I further consider that in relation to the circumstances and events which occurred at Beaurepaires, there are some further factors which reinforce the conclusion that these were circumstances which the jury was appropriately entitled to consider when deciding whether Matthews was a party to a joint enterprise to murder his wife. These matters are particularly relevant to the argument addressed by Counsel for the appellant and dealt with by Duggan J under the heading of “The Visit to Beaurepaires” and later in the consideration by His Honour as to whether manslaughter should have been left as an alternative verdict.
I will set out the relevant chronology and circumstances even though in many instances they are already addressed by Duggan J, as their importance and relevance lies in the sequence and the detail.
The evidence of Key was that he parked the car in front of the glass doors of Beaurepaires and Burgess got out and walked inside. He saw her and a person whom he later identified as Matthews, talking and pacing from one end of the shop to the other and that they appeared to be upset or disturbed. He estimated that this could have been between five or ten minutes.
Burgess then waved for him to come inside and he also went through the glass doors into the Beaurepaires office. He described Burgess as standing in front of a counter on the customer side, Matthews was behind the counter on the other side. The counter is identified in photograph 106. Key said that he went to the customer side of the counter where Burgess was and to the left of her. These were the positions of the three of them when according to Key the following conversation took place.

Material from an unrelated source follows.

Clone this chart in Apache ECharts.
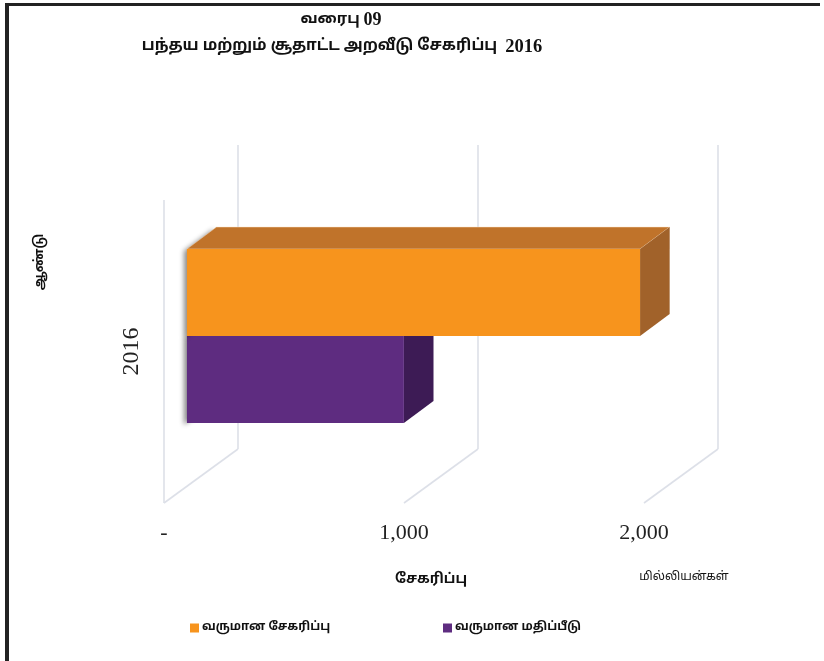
<!DOCTYPE html>
<html><head><meta charset="utf-8">
<script src="https://cdn.jsdelivr.net/npm/echarts/dist/echarts.min.js"></script>
<style>html,body{margin:0;padding:0;background:#fff}#c{width:824px;height:661px}</style>
</head><body><div id="c"></div>
<script>
// ---- data ----
const categories = ['2016'];
const seriesNames = ['வருமான சேகரிப்பு', 'வருமான மதிப்பீடு'];
const collectionValues = [1888];   // வருமான சேகரிப்பு
const estimateValues = [904];      // வருமான மதிப்பீடு
const tickValues = [0, 1000, 2000];
const titleTamil = ['வரைபு', 'பந்தய மற்றும் சூதாட்ட அறவீடு சேகரிப்பு'];
const titleNums = ['09', '2016'];

// ---- styling ----
const TAMIL = "'Noto Sans Tamil','Lohit Tamil','Latha','Noto Sans',sans-serif";
const SERIF = "'Liberation Serif','Times New Roman',serif";
const DEPTH = [74, -55];       // projection of the full depth of the 3D box
const F0 = 0.31, FD = 0.40;    // bar start depth and bar depth (fractions)
const SLOT0 = 0.218, SLOT_H = 0.287;
const GRIDC = '#dde0e8';

function barRenderer(slot, front, topc, side) {
  return function (params, api) {
    const catIdx = api.value(1);
    const val = api.value(0);
    const p0 = api.coord([0, catIdx]);
    const p1 = api.coord([val, catIdx]);
    const band = api.size([0, 1])[1];
    const bandTop = p0[1] - band / 2;
    const top = bandTop + band * (SLOT0 + slot * SLOT_H);
    const h = band * SLOT_H;
    const ox = DEPTH[0] * F0, oy = DEPTH[1] * F0;
    const dx = DEPTH[0] * FD, dy = DEPTH[1] * FD;
    const xl = p0[0] + ox, xr = p1[0] + ox, yt = top + oy, yb = top + h + oy;
    return {
      type: 'group',
      children: [
        { type: 'polygon', shape: { points: [[xl, yt], [xl + dx, yt + dy], [xl + dx, yb + dy], [xl, yb]] },
          style: { fill: '#999', shadowBlur: 5, shadowOffsetX: -3, shadowOffsetY: 2, shadowColor: 'rgba(0,0,0,0.45)' } },
        { type: 'polygon', shape: { points: [[xl, yt], [xl + dx, yt + dy], [xr + dx, yt + dy], [xr, yt]] },
          style: { fill: topc, stroke: 'rgba(255,230,200,0.6)', lineWidth: 0.8 } },
        { type: 'polygon', shape: { points: [[xr, yt], [xr + dx, yt + dy], [xr + dx, yb + dy], [xr, yb]] },
          style: { fill: side } },
        { type: 'rect', shape: { x: xl, y: yt, width: xr - xl, height: yb - yt },
          style: { fill: front } }
      ]
    };
  };
}

function gridRenderer(params, api) {
  const cs = params.coordSys;
  const x = api.coord([api.value(0), 0])[0];
  const top = cs.y, bottom = cs.y + cs.height;
  const children = [
    { type: 'line', shape: { x1: x + DEPTH[0], y1: top + DEPTH[1], x2: x + DEPTH[0], y2: bottom + DEPTH[1] + 1 },
      style: { stroke: GRIDC, lineWidth: 1.6 } },
    { type: 'line', shape: { x1: x + DEPTH[0], y1: bottom + DEPTH[1] + 1, x2: x, y2: bottom },
      style: { stroke: GRIDC, lineWidth: 1.6 } }
  ];
  if (api.value(0) === 0) {
    children.push({ type: 'line', shape: { x1: x, y1: top, x2: x, y2: bottom },
      style: { stroke: GRIDC, lineWidth: 1.6 } });
  }
  return { type: 'group', children };
}

const titleRich = (size) => ({
  t: { fontFamily: TAMIL, fontSize: size, fontWeight: 'bold', fill: '#111' },
  n: { fontFamily: SERIF, fontSize: size + 3, fontWeight: 'bold', fill: '#111' }
});

const chart = echarts.init(document.getElementById('c'));
chart.setOption({
  animation: false,
  backgroundColor: '#fff',
  grid: { left: 164, top: 200, width: 480, height: 303, containLabel: false },
  xAxis: {
    type: 'value', min: 0, max: 2000, interval: 1000,
    axisLine: { show: false }, axisTick: { show: false }, splitLine: { show: false },
    axisLabel: {
      margin: 19, fontFamily: SERIF, fontSize: 22, color: '#222',
      formatter: v => v === 0 ? '-' : v.toLocaleString('en-US')
    }
  },
  yAxis: {
    type: 'category', data: categories,
    axisLine: { show: false }, axisTick: { show: false }, splitLine: { show: false },
    axisLabel: { rotate: 90, margin: 20, fontFamily: SERIF, fontSize: 24, color: '#222' }
  },
  legend: [
    { data: [seriesNames[0]], left: 185, top: 617, itemWidth: 9, itemHeight: 9, itemGap: 5, icon: 'rect',
      textStyle: { fontFamily: TAMIL, fontSize: 12, fontWeight: 'bold', color: '#111', padding: [0, 0, 0, -2] } },
    { data: [seriesNames[1]], left: 438, top: 617, itemWidth: 9, itemHeight: 9, itemGap: 5, icon: 'rect',
      textStyle: { fontFamily: TAMIL, fontSize: 12, fontWeight: 'bold', color: '#111', padding: [0, 0, 0, -2] } }
  ],
  graphic: [
    { type: 'line', shape: { x1: 7, y1: 4, x2: 7, y2: 661 }, style: { stroke: '#222', lineWidth: 4 } },
    { type: 'line', shape: { x1: 5, y1: 4.5, x2: 820, y2: 4.5 }, style: { stroke: '#222', lineWidth: 3 } },
    { type: 'text', x: 341, y: 20, style: { text: '{t|' + titleTamil[0] + ' }{n|' + titleNums[0] + '}',
      rich: titleRich(15), textAlign: 'center', textVerticalAlign: 'middle' } },
    { type: 'text', x: 342, y: 47, style: { text: '{t|' + titleTamil[1] + '  }{n|' + titleNums[1] + '}',
      rich: titleRich(15.5), textAlign: 'center', textVerticalAlign: 'middle' } },
    { type: 'text', x: 40, y: 262, rotation: Math.PI / 2, style: { text: 'ஆண்டு', fontFamily: TAMIL, fontSize: 13,
      fontWeight: 'bold', fill: '#111', textAlign: 'center', textVerticalAlign: 'middle' } },
    { type: 'text', x: 431, y: 580, style: { text: 'சேகரிப்பு', fontFamily: TAMIL, fontSize: 14, fontWeight: 'bold',
      fill: '#111', textAlign: 'center', textVerticalAlign: 'middle' } },
    { type: 'text', x: 684, y: 578, style: { text: 'மில்லியன்கள்', fontFamily: TAMIL, fontSize: 12,
      fill: '#111', textAlign: 'center', textVerticalAlign: 'middle' } }
  ],
  series: [
    { type: 'custom', name: 'grid3d', z: 1, silent: true, renderItem: gridRenderer,
      data: tickValues.map(v => [v, 0]), clip: false },
    { type: 'custom', name: seriesNames[0], z: 3, clip: false, itemStyle: { color: '#F7941D' },
      renderItem: barRenderer(0, '#F7941D', '#C0732A', '#A1622A'),
      encode: { x: 0, y: 1 },
      data: collectionValues.map((v, i) => [v, i]) },
    { type: 'custom', name: seriesNames[1], z: 2, clip: false, itemStyle: { color: '#5E2C80' },
      renderItem: barRenderer(1, '#5E2C80', '#4A2266', '#3D1B55'),
      encode: { x: 0, y: 1 },
      data: estimateValues.map((v, i) => [v, i]) }
  ]
});
</script>
</body></html>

Key asked Burgess what was going on and she replied "It's got to be done tonight" and she said these words quite clearly. Key asked Burgess "What about the kids" to which Burgess responded "Kevin's going to take them to the video store". Key then asked Matthews if he could make a phone call to which Matthews said it was not a problem and turned the phone around on the counter to enable Key to use it. Key said he then telephoned a friend Scott Rose and said to him "Hey buddy, can you come down tonight, because it's on tonight, can you come down?" He said that the conversation was short, not even three minutes. Key also agreed that at the time he was speaking to Rose, he was not paying attention to what Matthews and Burgess were doing.
Key was cross-examined by counsel for Burgess and re-affirmed this evidence. He also said that “it stood out like a sore thumb” that the words "It's got to be done tonight" were referring to the murder of Matthews wife.
He was further cross-examined by counsel for Matthews and a number of questions were put to him as to the timing of his conversation with Rose and whether or not the statements of Burgess “could” have occurred after that telephone call. He agreed, but said that he was not sure. Key also agreed that whilst he was making the phone call to Rose, Matthews could have made a phone call from a different phone and he did not notice it. However, he later emphatically reaffirmed that Matthews was standing in front of him at the time when Burgess made the statements.
In addition to Key's evidence, there were telephone records which showed that a call was made to the mobile phone of Rose from Beaurepaires at 5:21 p.m. and lasted 5.14 minutes, which was consistent with the evidence of Key as to his conversation with Rose. The telephone records also showed a further phone call made from the Beaurepaires office to the Matthews home at 5:24 p.m. and lasted 42 seconds, being a phone call made by Matthews to his home. The content of the conversation was given by Mathew’s son which was that Matthews told him to get his two brothers and to all meet him outside the front of the house and he would take them to get some videos.
Counsel for Matthews argued on appeal, that the evidence of the meeting at Beaurepaires was incapable of establishing Matthews’ involvement in a plan to murder Mrs Matthews.
However, the above evidence clearly amounts to circumstances from which it could be inferred by the jury that Matthews was able to hear the conversations between Burgess and Key and potentially the beginning of the telephone conversation between Rose and Key. Photograph 106 depicting the counter, shows that it is quite narrow and that the parties were in close proximity when these conversations took place.
In the circumstances of the evidence of Key about the agitated actions of Matthews and Burgess before he came into the office followed by the immediate statement of Burgess to Key that “It’s got to be done tonight”, it was clearly was open for the jury to infer that the Burgess statement said within the hearing of Matthews, arose out of a discussion which had occurred between Burgess and Matthews and concerned the killing of Mrs Matthews. All events thereafter were consistent with that meaning and no other meaning.
Further the conduct of Matthews telephoning his home after the statements of Burgess and part way through the time of the Rose conversation to make arrangements for the children to take them to the video shop, tends to confirm the evidence of Key and the facilitation by Matthews of the murder of his wife.
Later Matthews took his children to the video shop as planned and the murder took place during this period of absence.
Collectively these are all matters to which the jury was entitled to attach significance in deciding whether Matthews did hear the conversations and whether they tended to confirm that he was a party to a joint enterprise to murder his wife.
Therefore in my opinion, there is no fundamental flaw in the summing up and they were matters which were admissible against Matthews and properly left to the jury.